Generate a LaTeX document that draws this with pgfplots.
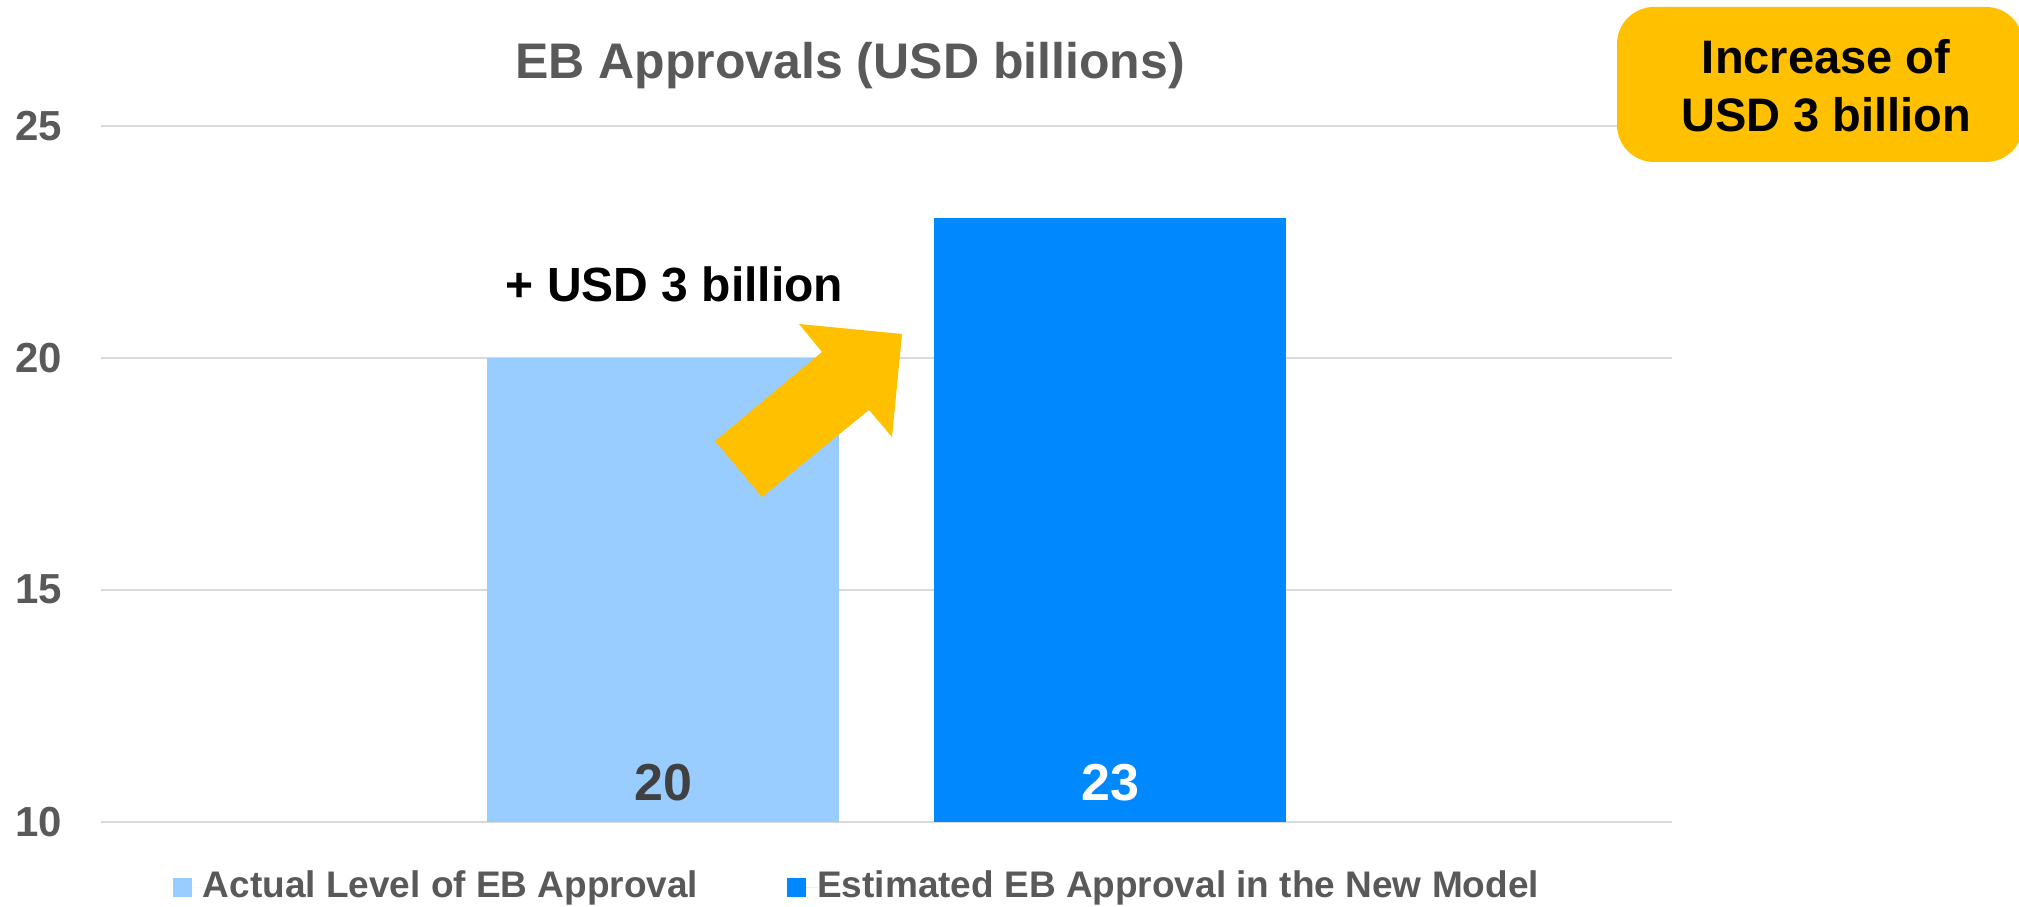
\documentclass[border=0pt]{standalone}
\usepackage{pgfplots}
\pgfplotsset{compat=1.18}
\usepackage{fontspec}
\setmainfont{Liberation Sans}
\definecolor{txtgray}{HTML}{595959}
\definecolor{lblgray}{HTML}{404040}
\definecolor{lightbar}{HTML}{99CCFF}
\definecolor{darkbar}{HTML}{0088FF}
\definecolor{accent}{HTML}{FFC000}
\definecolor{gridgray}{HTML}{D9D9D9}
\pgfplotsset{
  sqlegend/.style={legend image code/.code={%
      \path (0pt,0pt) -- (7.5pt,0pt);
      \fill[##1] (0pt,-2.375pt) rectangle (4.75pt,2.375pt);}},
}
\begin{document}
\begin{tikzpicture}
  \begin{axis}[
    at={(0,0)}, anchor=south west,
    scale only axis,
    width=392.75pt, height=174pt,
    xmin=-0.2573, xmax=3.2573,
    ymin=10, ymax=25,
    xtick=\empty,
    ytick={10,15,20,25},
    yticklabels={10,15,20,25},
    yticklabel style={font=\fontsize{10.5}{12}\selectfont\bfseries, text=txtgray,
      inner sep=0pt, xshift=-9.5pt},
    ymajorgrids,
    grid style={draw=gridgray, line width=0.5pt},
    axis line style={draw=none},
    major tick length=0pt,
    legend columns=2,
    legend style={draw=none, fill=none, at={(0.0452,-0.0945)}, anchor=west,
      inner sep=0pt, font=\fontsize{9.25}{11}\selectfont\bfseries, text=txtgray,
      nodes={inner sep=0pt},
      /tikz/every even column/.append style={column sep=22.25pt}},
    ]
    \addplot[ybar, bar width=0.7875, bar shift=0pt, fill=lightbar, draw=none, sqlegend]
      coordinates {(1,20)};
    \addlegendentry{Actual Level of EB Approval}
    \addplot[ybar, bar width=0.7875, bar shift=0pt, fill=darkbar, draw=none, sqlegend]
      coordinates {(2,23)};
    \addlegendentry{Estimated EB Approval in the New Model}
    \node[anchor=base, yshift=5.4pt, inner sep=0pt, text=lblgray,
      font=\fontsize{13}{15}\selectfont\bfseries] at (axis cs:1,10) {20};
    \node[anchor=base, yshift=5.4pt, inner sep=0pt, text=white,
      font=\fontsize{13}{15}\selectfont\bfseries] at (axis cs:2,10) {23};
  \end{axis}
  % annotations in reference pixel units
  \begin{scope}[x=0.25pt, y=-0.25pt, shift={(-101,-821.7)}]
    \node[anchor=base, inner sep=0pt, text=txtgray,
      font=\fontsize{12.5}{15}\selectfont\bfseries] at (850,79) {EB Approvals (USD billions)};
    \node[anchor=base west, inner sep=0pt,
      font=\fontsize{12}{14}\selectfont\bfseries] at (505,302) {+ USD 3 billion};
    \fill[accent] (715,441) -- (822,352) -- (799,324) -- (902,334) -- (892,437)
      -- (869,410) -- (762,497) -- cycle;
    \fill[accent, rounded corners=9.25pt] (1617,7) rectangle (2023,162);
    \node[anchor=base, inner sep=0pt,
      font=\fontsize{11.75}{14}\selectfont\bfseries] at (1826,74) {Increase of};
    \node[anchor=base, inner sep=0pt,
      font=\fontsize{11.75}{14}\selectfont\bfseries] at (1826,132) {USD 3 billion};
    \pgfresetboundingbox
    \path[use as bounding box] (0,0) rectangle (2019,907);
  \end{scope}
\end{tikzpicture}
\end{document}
========
Your goal: Reproduce every line above as written, skipping pictures.

Reply to the task:
Generate a LaTeX document that draws this with pgfplots.
\documentclass[border=0pt]{standalone}
\usepackage{pgfplots}
\pgfplotsset{compat=1.18}
\usepackage{fontspec}
\setmainfont{Liberation Sans}
\definecolor{txtgray}{HTML}{595959}
\definecolor{lblgray}{HTML}{404040}
\definecolor{lightbar}{HTML}{99CCFF}
\definecolor{darkbar}{HTML}{0088FF}
\definecolor{accent}{HTML}{FFC000}
\definecolor{gridgray}{HTML}{D9D9D9}
\pgfplotsset{
  sqlegend/.style={legend image code/.code={%
      \path (0pt,0pt) -- (7.5pt,0pt);
      \fill[##1] (0pt,-2.375pt) rectangle (4.75pt,2.375pt);}},
}
\begin{document}
\begin{tikzpicture}
  \begin{axis}[
    at={(0,0)}, anchor=south west,
    scale only axis,
    width=392.75pt, height=174pt,
    xmin=-0.2573, xmax=3.2573,
    ymin=10, ymax=25,
    xtick=\empty,
    ytick={10,15,20,25},
    yticklabels={10,15,20,25},
    yticklabel style={font=\fontsize{10.5}{12}\selectfont\bfseries, text=txtgray,
      inner sep=0pt, xshift=-9.5pt},
    ymajorgrids,
    grid style={draw=gridgray, line width=0.5pt},
    axis line style={draw=none},
    major tick length=0pt,
    legend columns=2,
    legend style={draw=none, fill=none, at={(0.0452,-0.0945)}, anchor=west,
      inner sep=0pt, font=\fontsize{9.25}{11}\selectfont\bfseries, text=txtgray,
      nodes={inner sep=0pt},
      /tikz/every even column/.append style={column sep=22.25pt}},
    ]
    \addplot[ybar, bar width=0.7875, bar shift=0pt, fill=lightbar, draw=none, sqlegend]
      coordinates {(1,20)};
    \addlegendentry{Actual Level of EB Approval}
    \addplot[ybar, bar width=0.7875, bar shift=0pt, fill=darkbar, draw=none, sqlegend]
      coordinates {(2,23)};
    \addlegendentry{Estimated EB Approval in the New Model}
    \node[anchor=base, yshift=5.4pt, inner sep=0pt, text=lblgray,
      font=\fontsize{13}{15}\selectfont\bfseries] at (axis cs:1,10) {20};
    \node[anchor=base, yshift=5.4pt, inner sep=0pt, text=white,
      font=\fontsize{13}{15}\selectfont\bfseries] at (axis cs:2,10) {23};
  \end{axis}
  % annotations in reference pixel units
  \begin{scope}[x=0.25pt, y=-0.25pt, shift={(-101,-821.7)}]
    \node[anchor=base, inner sep=0pt, text=txtgray,
      font=\fontsize{12.5}{15}\selectfont\bfseries] at (850,79) {EB Approvals (USD billions)};
    \node[anchor=base west, inner sep=0pt,
      font=\fontsize{12}{14}\selectfont\bfseries] at (505,302) {+ USD 3 billion};
    \fill[accent] (715,441) -- (822,352) -- (799,324) -- (902,334) -- (892,437)
      -- (869,410) -- (762,497) -- cycle;
    \fill[accent, rounded corners=9.25pt] (1617,7) rectangle (2023,162);
    \node[anchor=base, inner sep=0pt,
      font=\fontsize{11.75}{14}\selectfont\bfseries] at (1826,74) {Increase of};
    \node[anchor=base, inner sep=0pt,
      font=\fontsize{11.75}{14}\selectfont\bfseries] at (1826,132) {USD 3 billion};
    \pgfresetboundingbox
    \path[use as bounding box] (0,0) rectangle (2019,907);
  \end{scope}
\end{tikzpicture}
\end{document}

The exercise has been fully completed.